§ WRITTEN TASK
State how many lines include "this", giving the number by itself.

Start of EXERCISE INPUTS

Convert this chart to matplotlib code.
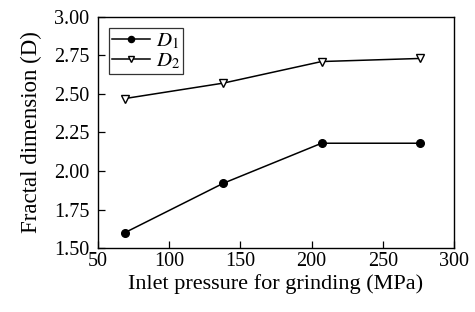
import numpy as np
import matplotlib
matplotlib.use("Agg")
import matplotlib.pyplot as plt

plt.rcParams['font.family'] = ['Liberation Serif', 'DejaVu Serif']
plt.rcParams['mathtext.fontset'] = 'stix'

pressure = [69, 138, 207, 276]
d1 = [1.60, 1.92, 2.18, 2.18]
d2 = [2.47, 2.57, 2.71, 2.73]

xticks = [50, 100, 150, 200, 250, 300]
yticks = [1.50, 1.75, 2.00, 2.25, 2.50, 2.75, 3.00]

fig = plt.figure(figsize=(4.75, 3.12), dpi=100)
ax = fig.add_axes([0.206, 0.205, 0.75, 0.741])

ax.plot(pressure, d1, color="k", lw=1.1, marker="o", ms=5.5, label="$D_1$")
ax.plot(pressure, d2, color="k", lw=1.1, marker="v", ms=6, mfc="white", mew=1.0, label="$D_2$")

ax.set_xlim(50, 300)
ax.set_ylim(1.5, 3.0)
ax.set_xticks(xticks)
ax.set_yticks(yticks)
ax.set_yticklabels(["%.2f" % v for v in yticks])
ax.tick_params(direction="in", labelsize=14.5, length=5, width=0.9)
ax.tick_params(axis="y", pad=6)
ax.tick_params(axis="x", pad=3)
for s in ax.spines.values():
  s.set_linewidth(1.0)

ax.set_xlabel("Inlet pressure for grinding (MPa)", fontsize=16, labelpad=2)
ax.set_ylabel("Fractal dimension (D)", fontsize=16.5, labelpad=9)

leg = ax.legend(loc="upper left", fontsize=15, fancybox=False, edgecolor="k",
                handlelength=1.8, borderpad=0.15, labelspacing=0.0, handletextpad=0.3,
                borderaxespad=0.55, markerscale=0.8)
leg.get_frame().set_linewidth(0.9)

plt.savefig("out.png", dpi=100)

End of EXERCISE INPUTS
Start of EXERCISE INPUTS

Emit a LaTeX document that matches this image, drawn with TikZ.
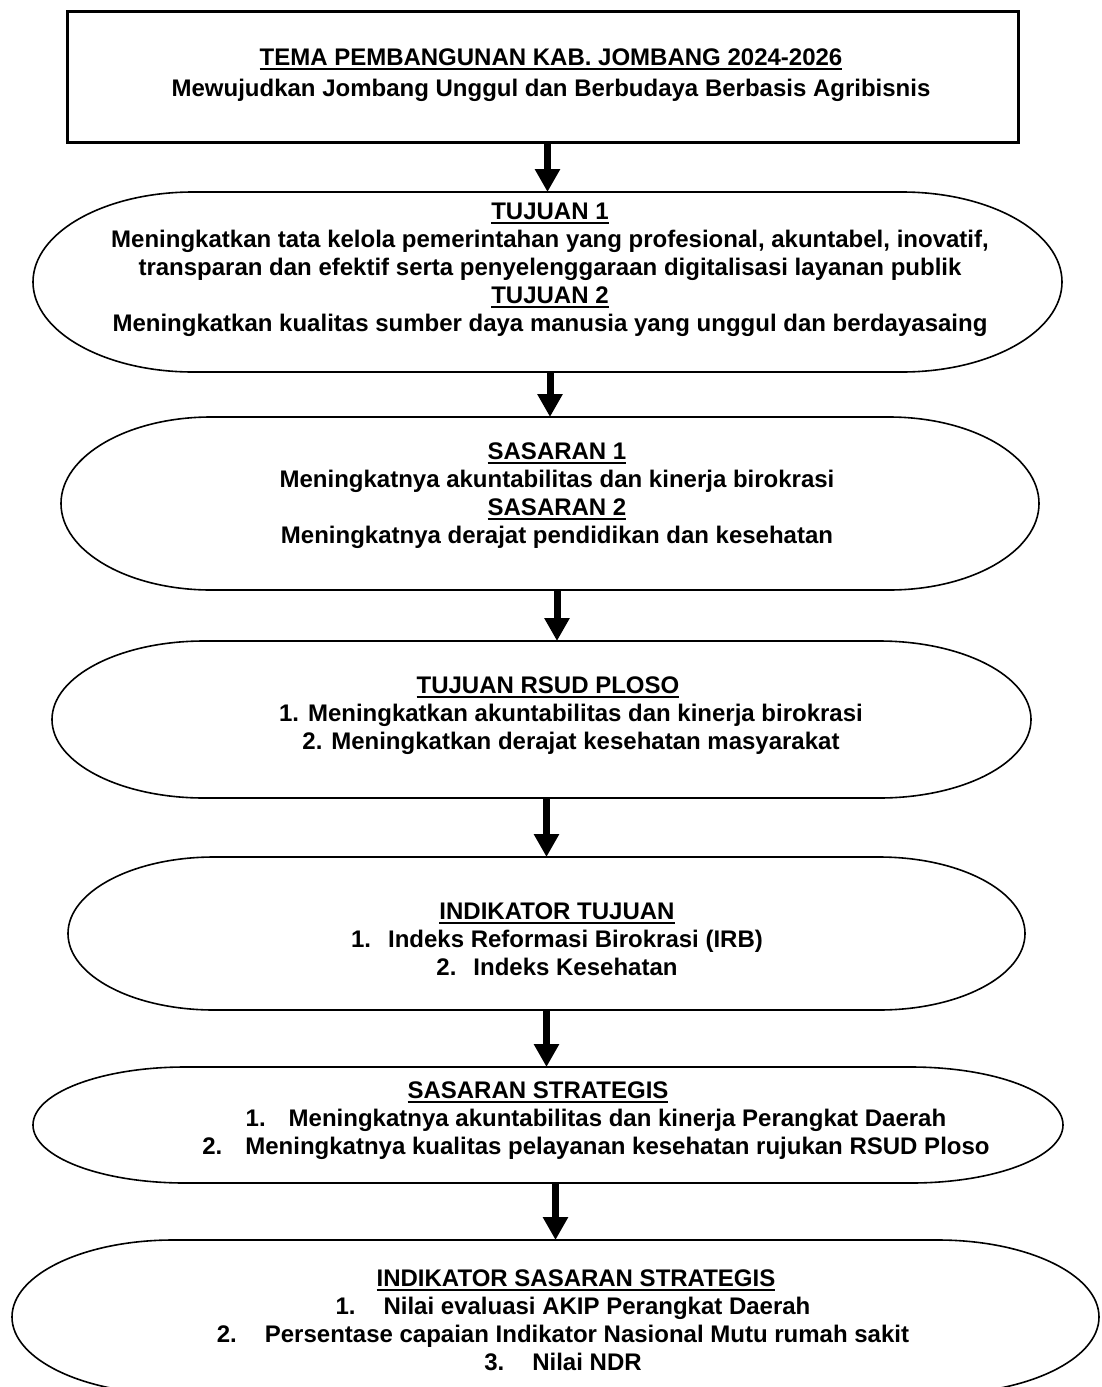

End of EXERCISE INPUTS

§ TASK RESPONSE
2